The r-process is a nucleosynthesis process that occurs in core-collapse supernovae (see also supernova nucleosynthesis) and is responsible for the creation of approximately half of the neutron-rich atomic nuclei heavier than iron. The process entails a succession of ''rapid'' neutron captures (hence the name r-process) by heavy seed nuclei, typically 56Fe or other more neutron-rich heavy isotopes.
The other predominant mechanism for the production of heavy elements in the universe (and in our Solar System) is the s-process, which is nucleosynthesis by means of ''slow'' captures of neutrons, primarily occurring in AGB stars. The s-process is ''secondary'', meaning that it requires preexisting heavy isotopes as seed nuclei to be converted into other heavy nuclei. Taken together, these two processes account for a majority of galactic chemical evolution of elements heavier than iron.
The r-process occurs to a slight extent in thermonuclear weapon explosions, and was responsible for the historical discovery of the elements einsteinium (element 99) and fermium (element 100).
== History ==
The need for some kind of rapid capture of neutrons was seen from the relative abundances of isotopes of heavy elements given in a newly published table of abundances by Hans Suess and Harold Urey in 1956. Radioactive isotopes must capture another neutron faster than they can undergo beta decay in order to create abundance peaks at germanium, xenon, and platinum.

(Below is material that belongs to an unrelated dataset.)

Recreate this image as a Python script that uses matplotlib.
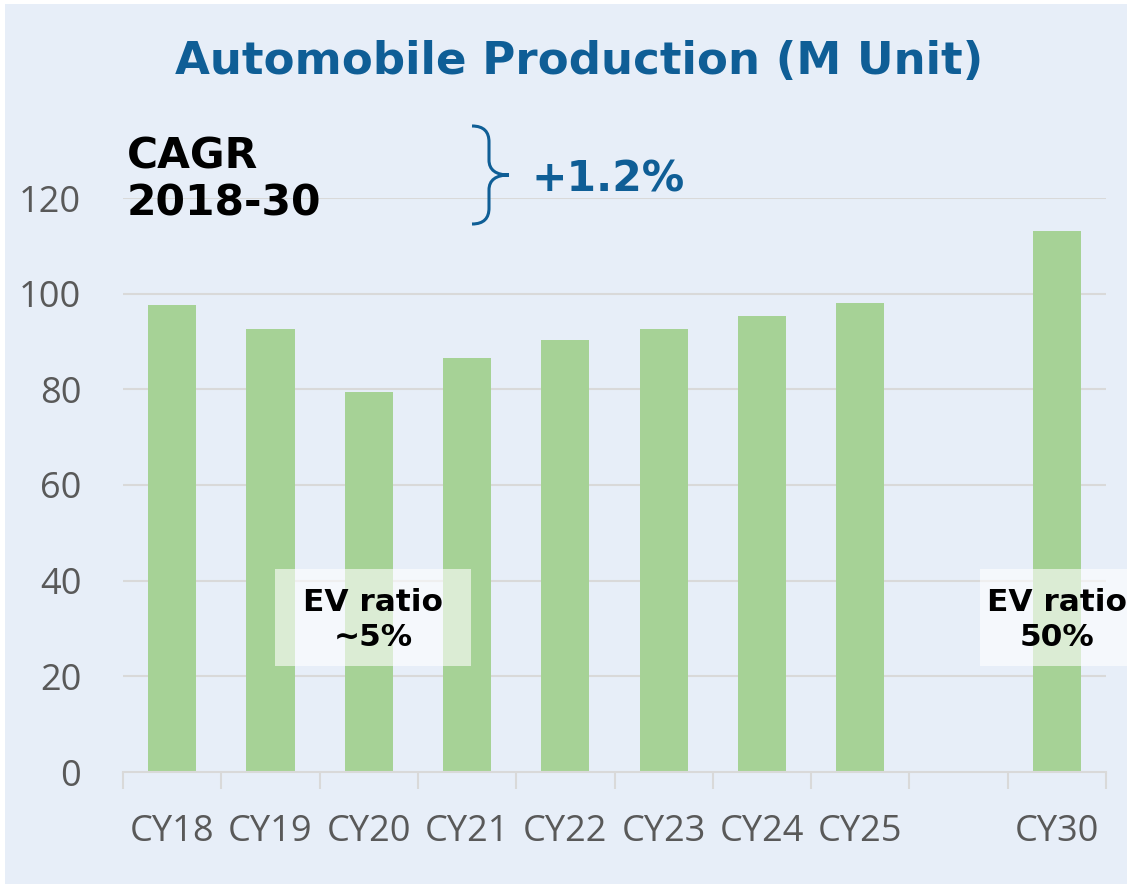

According to the nuclear shell model, radioactive nuclei that would decay into isotopes of these elements have closed neutron shells near the neutron drip line, where more neutrons cannot be added. Those abundance peaks created by rapid neutron capture implied that other nuclei could be accounted for by such a process. That process of rapid neutron capture in neutron-rich isotopes is called the ''r-process''. A table apportioning the heavy isotopes phenomenologically between s-process and r-process was published in the famous B2FH review paper in 1957, which named that process and outlined the physics that guides it. B2FH also elaborated the theory of stellar nucleosynthesis and set substantial frame-work for contemporary nuclear astrophysics.
The r-process described by the B2FH paper was first computed time-dependently at Caltech by Phillip Seeger, William A. Fowler and Donald D. Clayton, who achieved the first successful characterization of the r-process abundances and showed its evolution in time. They were also able using theoretical production calculations to construct more quantitative apportionment between s-process and r-process of the abundance table of heavy isotopes, thereby establishing a more reliable abundance curve for the r-process isotopes than B2FH had been able to define. Today, the r-process abundances are determined using their technique of subtracting the more reliable s-process isotopic abundances from the total isotopic abundances and attributing the remainder to the r-process nucleosynthesis. That r-process abundance curve (vs. atomic weight) gratifyingly resembles computations of abundances synthesized by the physical process.
Most neutron-rich isotopes of elements heavier than nickel are produced, either exclusively or in part, by the beta decay of very radioactive matter synthesized during the r-process by rapid absorption, one after another, of free neutrons created during the explosions. The creation of free neutrons by electron capture during the rapid collapse to high density of the supernova core along with assembly of some neutron-rich seed nuclei makes the r-process a ''primary process''; namely, one that can occur even in a star of pure H and He, in contrast to the B2FH designation as a ''secondary process'' building on preexisting iron.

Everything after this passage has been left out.